[Items from a dataset]
_ _ _

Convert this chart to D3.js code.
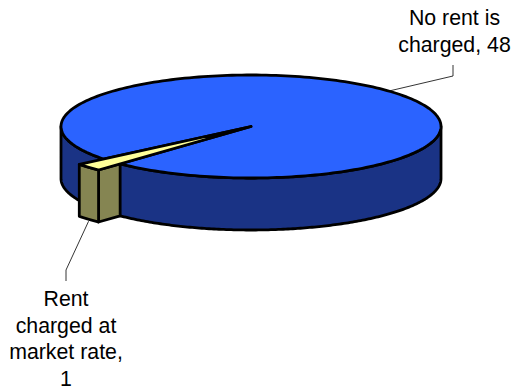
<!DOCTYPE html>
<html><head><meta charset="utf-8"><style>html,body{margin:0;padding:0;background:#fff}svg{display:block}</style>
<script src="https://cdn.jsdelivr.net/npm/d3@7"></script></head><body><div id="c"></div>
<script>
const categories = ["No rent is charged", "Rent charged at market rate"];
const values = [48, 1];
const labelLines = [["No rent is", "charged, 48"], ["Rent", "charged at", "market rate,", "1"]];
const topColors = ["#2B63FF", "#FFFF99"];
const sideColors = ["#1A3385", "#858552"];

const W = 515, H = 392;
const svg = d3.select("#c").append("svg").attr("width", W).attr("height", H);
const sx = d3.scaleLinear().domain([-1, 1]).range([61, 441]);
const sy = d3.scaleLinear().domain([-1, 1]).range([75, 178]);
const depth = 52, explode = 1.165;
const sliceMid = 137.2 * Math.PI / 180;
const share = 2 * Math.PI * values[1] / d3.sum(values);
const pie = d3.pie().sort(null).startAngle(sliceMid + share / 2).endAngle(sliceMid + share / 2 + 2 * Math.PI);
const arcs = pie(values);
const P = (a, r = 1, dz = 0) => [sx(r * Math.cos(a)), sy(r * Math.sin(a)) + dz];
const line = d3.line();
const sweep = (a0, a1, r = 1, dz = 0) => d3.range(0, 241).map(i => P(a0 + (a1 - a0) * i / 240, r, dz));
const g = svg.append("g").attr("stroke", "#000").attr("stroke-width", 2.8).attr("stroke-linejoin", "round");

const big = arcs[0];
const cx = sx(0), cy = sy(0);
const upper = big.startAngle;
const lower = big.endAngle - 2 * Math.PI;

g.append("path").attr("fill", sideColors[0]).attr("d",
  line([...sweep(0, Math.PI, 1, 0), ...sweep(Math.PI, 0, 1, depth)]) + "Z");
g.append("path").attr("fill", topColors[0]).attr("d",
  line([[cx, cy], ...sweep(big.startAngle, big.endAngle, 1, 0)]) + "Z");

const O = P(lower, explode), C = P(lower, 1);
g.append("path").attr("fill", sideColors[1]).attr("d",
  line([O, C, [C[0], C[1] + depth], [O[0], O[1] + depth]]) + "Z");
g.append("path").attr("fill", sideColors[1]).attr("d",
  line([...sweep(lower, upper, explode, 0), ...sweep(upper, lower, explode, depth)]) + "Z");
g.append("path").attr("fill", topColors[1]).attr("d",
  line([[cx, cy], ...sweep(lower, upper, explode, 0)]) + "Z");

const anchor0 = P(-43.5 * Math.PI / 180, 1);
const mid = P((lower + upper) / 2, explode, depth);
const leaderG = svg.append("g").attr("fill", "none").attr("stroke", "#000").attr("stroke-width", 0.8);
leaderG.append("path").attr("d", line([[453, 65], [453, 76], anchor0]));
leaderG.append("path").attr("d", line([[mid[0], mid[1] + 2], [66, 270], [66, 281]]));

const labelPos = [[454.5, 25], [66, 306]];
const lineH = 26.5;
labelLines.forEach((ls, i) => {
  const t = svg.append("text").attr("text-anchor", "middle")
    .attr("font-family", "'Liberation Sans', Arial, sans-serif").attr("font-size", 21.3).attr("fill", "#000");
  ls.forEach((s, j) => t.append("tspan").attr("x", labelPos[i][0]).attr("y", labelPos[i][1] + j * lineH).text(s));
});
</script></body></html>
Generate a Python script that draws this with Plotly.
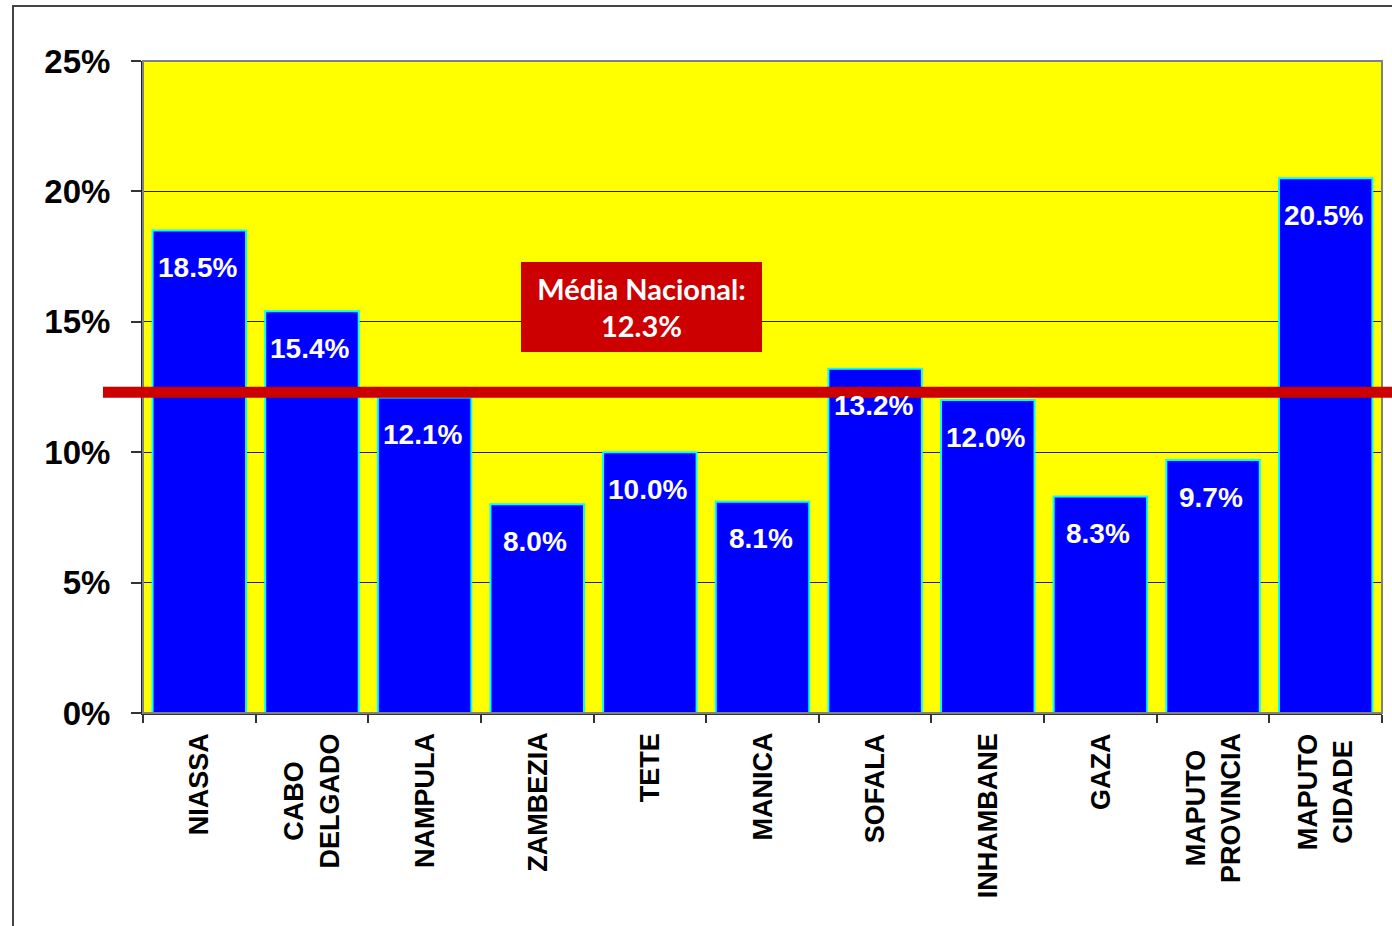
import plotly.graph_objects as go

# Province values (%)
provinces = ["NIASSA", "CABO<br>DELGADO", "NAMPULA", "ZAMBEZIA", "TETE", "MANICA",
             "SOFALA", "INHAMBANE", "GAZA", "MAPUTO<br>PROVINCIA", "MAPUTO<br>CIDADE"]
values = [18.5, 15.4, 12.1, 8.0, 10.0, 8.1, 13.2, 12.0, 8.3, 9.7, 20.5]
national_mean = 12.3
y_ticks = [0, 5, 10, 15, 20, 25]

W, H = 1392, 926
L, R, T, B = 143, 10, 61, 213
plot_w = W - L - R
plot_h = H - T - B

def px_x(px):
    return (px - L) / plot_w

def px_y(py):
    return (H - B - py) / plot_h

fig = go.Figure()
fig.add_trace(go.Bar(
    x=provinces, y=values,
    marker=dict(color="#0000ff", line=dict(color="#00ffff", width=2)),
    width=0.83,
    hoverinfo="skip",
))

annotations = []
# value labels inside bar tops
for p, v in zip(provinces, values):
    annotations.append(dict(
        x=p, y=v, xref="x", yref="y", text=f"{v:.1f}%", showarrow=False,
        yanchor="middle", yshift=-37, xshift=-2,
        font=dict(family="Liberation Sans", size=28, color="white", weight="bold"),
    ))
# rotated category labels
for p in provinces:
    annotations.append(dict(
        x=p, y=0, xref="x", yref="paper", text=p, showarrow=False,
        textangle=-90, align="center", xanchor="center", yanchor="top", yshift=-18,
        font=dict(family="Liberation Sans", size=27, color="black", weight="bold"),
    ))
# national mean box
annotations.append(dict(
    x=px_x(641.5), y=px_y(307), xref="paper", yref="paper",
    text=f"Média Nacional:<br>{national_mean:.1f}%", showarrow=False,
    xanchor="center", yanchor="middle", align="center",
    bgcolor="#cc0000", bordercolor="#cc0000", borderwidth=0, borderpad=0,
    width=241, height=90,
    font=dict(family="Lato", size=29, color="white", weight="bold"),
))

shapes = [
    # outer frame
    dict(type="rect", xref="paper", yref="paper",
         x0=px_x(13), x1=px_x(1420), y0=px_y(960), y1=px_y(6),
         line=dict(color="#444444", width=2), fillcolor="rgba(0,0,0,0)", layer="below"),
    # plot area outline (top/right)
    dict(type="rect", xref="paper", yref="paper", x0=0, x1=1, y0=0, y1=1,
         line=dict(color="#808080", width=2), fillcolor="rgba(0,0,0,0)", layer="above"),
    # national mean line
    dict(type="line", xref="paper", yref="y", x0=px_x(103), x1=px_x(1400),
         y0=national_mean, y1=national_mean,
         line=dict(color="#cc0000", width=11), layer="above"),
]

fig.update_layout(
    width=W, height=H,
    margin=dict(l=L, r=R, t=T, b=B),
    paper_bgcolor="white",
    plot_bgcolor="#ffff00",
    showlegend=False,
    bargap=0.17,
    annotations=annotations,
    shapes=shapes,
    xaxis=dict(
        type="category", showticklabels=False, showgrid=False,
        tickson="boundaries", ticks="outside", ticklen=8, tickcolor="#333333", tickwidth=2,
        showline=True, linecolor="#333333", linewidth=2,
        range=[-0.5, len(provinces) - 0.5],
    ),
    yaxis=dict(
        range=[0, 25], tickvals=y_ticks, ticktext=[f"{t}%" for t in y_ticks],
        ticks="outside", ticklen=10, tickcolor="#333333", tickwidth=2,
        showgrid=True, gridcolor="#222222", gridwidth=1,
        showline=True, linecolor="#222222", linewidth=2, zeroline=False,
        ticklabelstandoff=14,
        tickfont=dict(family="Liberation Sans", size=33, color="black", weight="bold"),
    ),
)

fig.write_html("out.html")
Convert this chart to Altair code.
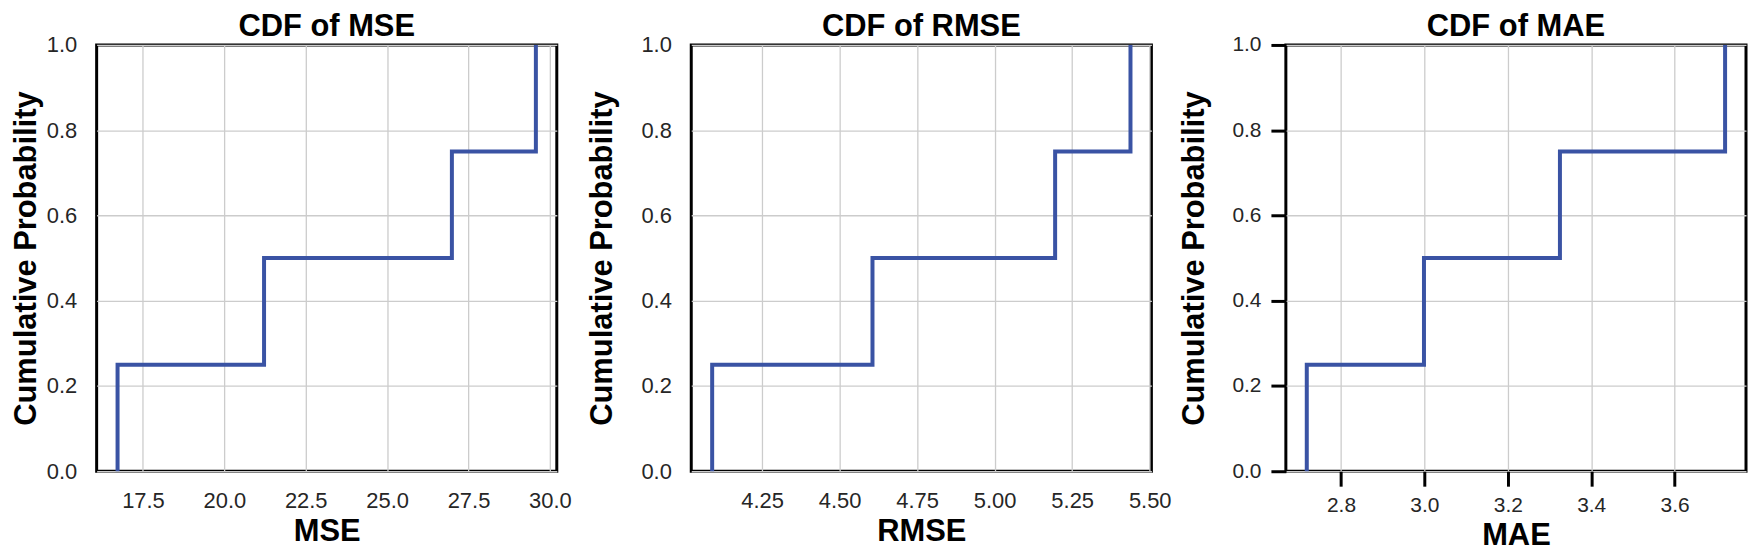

_ _ _

What the exercise asks
Without including any pictures, output all the entries above exactly.

Answer to this problem
Convert this chart to D3.js code.
<!DOCTYPE html>
<html><head><meta charset="utf-8"><style>html,body{margin:0;padding:0;background:#fff}svg{display:block}</style>
<script src="https://cdn.jsdelivr.net/npm/d3@7"></script></head><body><div id="c"></div>
<script>
const categories = ["No rent is charged", "Rent charged at market rate"];
const values = [48, 1];
const labelLines = [["No rent is", "charged, 48"], ["Rent", "charged at", "market rate,", "1"]];
const topColors = ["#2B63FF", "#FFFF99"];
const sideColors = ["#1A3385", "#858552"];

const W = 515, H = 392;
const svg = d3.select("#c").append("svg").attr("width", W).attr("height", H);
const sx = d3.scaleLinear().domain([-1, 1]).range([61, 441]);
const sy = d3.scaleLinear().domain([-1, 1]).range([75, 178]);
const depth = 52, explode = 1.165;
const sliceMid = 137.2 * Math.PI / 180;
const share = 2 * Math.PI * values[1] / d3.sum(values);
const pie = d3.pie().sort(null).startAngle(sliceMid + share / 2).endAngle(sliceMid + share / 2 + 2 * Math.PI);
const arcs = pie(values);
const P = (a, r = 1, dz = 0) => [sx(r * Math.cos(a)), sy(r * Math.sin(a)) + dz];
const line = d3.line();
const sweep = (a0, a1, r = 1, dz = 0) => d3.range(0, 241).map(i => P(a0 + (a1 - a0) * i / 240, r, dz));
const g = svg.append("g").attr("stroke", "#000").attr("stroke-width", 2.8).attr("stroke-linejoin", "round");

const big = arcs[0];
const cx = sx(0), cy = sy(0);
const upper = big.startAngle;
const lower = big.endAngle - 2 * Math.PI;

g.append("path").attr("fill", sideColors[0]).attr("d",
  line([...sweep(0, Math.PI, 1, 0), ...sweep(Math.PI, 0, 1, depth)]) + "Z");
g.append("path").attr("fill", topColors[0]).attr("d",
  line([[cx, cy], ...sweep(big.startAngle, big.endAngle, 1, 0)]) + "Z");

const O = P(lower, explode), C = P(lower, 1);
g.append("path").attr("fill", sideColors[1]).attr("d",
  line([O, C, [C[0], C[1] + depth], [O[0], O[1] + depth]]) + "Z");
g.append("path").attr("fill", sideColors[1]).attr("d",
  line([...sweep(lower, upper, explode, 0), ...sweep(upper, lower, explode, depth)]) + "Z");
g.append("path").attr("fill", topColors[1]).attr("d",
  line([[cx, cy], ...sweep(lower, upper, explode, 0)]) + "Z");

const anchor0 = P(-43.5 * Math.PI / 180, 1);
const mid = P((lower + upper) / 2, explode, depth);
const leaderG = svg.append("g").attr("fill", "none").attr("stroke", "#000").attr("stroke-width", 0.8);
leaderG.append("path").attr("d", line([[453, 65], [453, 76], anchor0]));
leaderG.append("path").attr("d", line([[mid[0], mid[1] + 2], [66, 270], [66, 281]]));

const labelPos = [[454.5, 25], [66, 306]];
const lineH = 26.5;
labelLines.forEach((ls, i) => {
  const t = svg.append("text").attr("text-anchor", "middle")
    .attr("font-family", "'Liberation Sans', Arial, sans-serif").attr("font-size", 21.3).attr("fill", "#000");
  ls.forEach((s, j) => t.append("tspan").attr("x", labelPos[i][0]).attr("y", labelPos[i][1] + j * lineH).text(s));
});
</script></body></html>
Generate a Python script that draws this with Plotly.
import plotly.graph_objects as go

# Province values (%)
provinces = ["NIASSA", "CABO<br>DELGADO", "NAMPULA", "ZAMBEZIA", "TETE", "MANICA",
             "SOFALA", "INHAMBANE", "GAZA", "MAPUTO<br>PROVINCIA", "MAPUTO<br>CIDADE"]
values = [18.5, 15.4, 12.1, 8.0, 10.0, 8.1, 13.2, 12.0, 8.3, 9.7, 20.5]
national_mean = 12.3
y_ticks = [0, 5, 10, 15, 20, 25]

W, H = 1392, 926
L, R, T, B = 143, 10, 61, 213
plot_w = W - L - R
plot_h = H - T - B

def px_x(px):
    return (px - L) / plot_w

def px_y(py):
    return (H - B - py) / plot_h

fig = go.Figure()
fig.add_trace(go.Bar(
    x=provinces, y=values,
    marker=dict(color="#0000ff", line=dict(color="#00ffff", width=2)),
    width=0.83,
    hoverinfo="skip",
))

annotations = []
# value labels inside bar tops
for p, v in zip(provinces, values):
    annotations.append(dict(
        x=p, y=v, xref="x", yref="y", text=f"{v:.1f}%", showarrow=False,
        yanchor="middle", yshift=-37, xshift=-2,
        font=dict(family="Liberation Sans", size=28, color="white", weight="bold"),
    ))
# rotated category labels
for p in provinces:
    annotations.append(dict(
        x=p, y=0, xref="x", yref="paper", text=p, showarrow=False,
        textangle=-90, align="center", xanchor="center", yanchor="top", yshift=-18,
        font=dict(family="Liberation Sans", size=27, color="black", weight="bold"),
    ))
# national mean box
annotations.append(dict(
    x=px_x(641.5), y=px_y(307), xref="paper", yref="paper",
    text=f"Média Nacional:<br>{national_mean:.1f}%", showarrow=False,
    xanchor="center", yanchor="middle", align="center",
    bgcolor="#cc0000", bordercolor="#cc0000", borderwidth=0, borderpad=0,
    width=241, height=90,
    font=dict(family="Lato", size=29, color="white", weight="bold"),
))

shapes = [
    # outer frame
    dict(type="rect", xref="paper", yref="paper",
         x0=px_x(13), x1=px_x(1420), y0=px_y(960), y1=px_y(6),
         line=dict(color="#444444", width=2), fillcolor="rgba(0,0,0,0)", layer="below"),
    # plot area outline (top/right)
    dict(type="rect", xref="paper", yref="paper", x0=0, x1=1, y0=0, y1=1,
         line=dict(color="#808080", width=2), fillcolor="rgba(0,0,0,0)", layer="above"),
    # national mean line
    dict(type="line", xref="paper", yref="y", x0=px_x(103), x1=px_x(1400),
         y0=national_mean, y1=national_mean,
         line=dict(color="#cc0000", width=11), layer="above"),
]

fig.update_layout(
    width=W, height=H,
    margin=dict(l=L, r=R, t=T, b=B),
    paper_bgcolor="white",
    plot_bgcolor="#ffff00",
    showlegend=False,
    bargap=0.17,
    annotations=annotations,
    shapes=shapes,
    xaxis=dict(
        type="category", showticklabels=False, showgrid=False,
        tickson="boundaries", ticks="outside", ticklen=8, tickcolor="#333333", tickwidth=2,
        showline=True, linecolor="#333333", linewidth=2,
        range=[-0.5, len(provinces) - 0.5],
    ),
    yaxis=dict(
        range=[0, 25], tickvals=y_ticks, ticktext=[f"{t}%" for t in y_ticks],
        ticks="outside", ticklen=10, tickcolor="#333333", tickwidth=2,
        showgrid=True, gridcolor="#222222", gridwidth=1,
        showline=True, linecolor="#222222", linewidth=2, zeroline=False,
        ticklabelstandoff=14,
        tickfont=dict(family="Liberation Sans", size=33, color="black", weight="bold"),
    ),
)

fig.write_html("out.html")
Convert this chart to Altair code.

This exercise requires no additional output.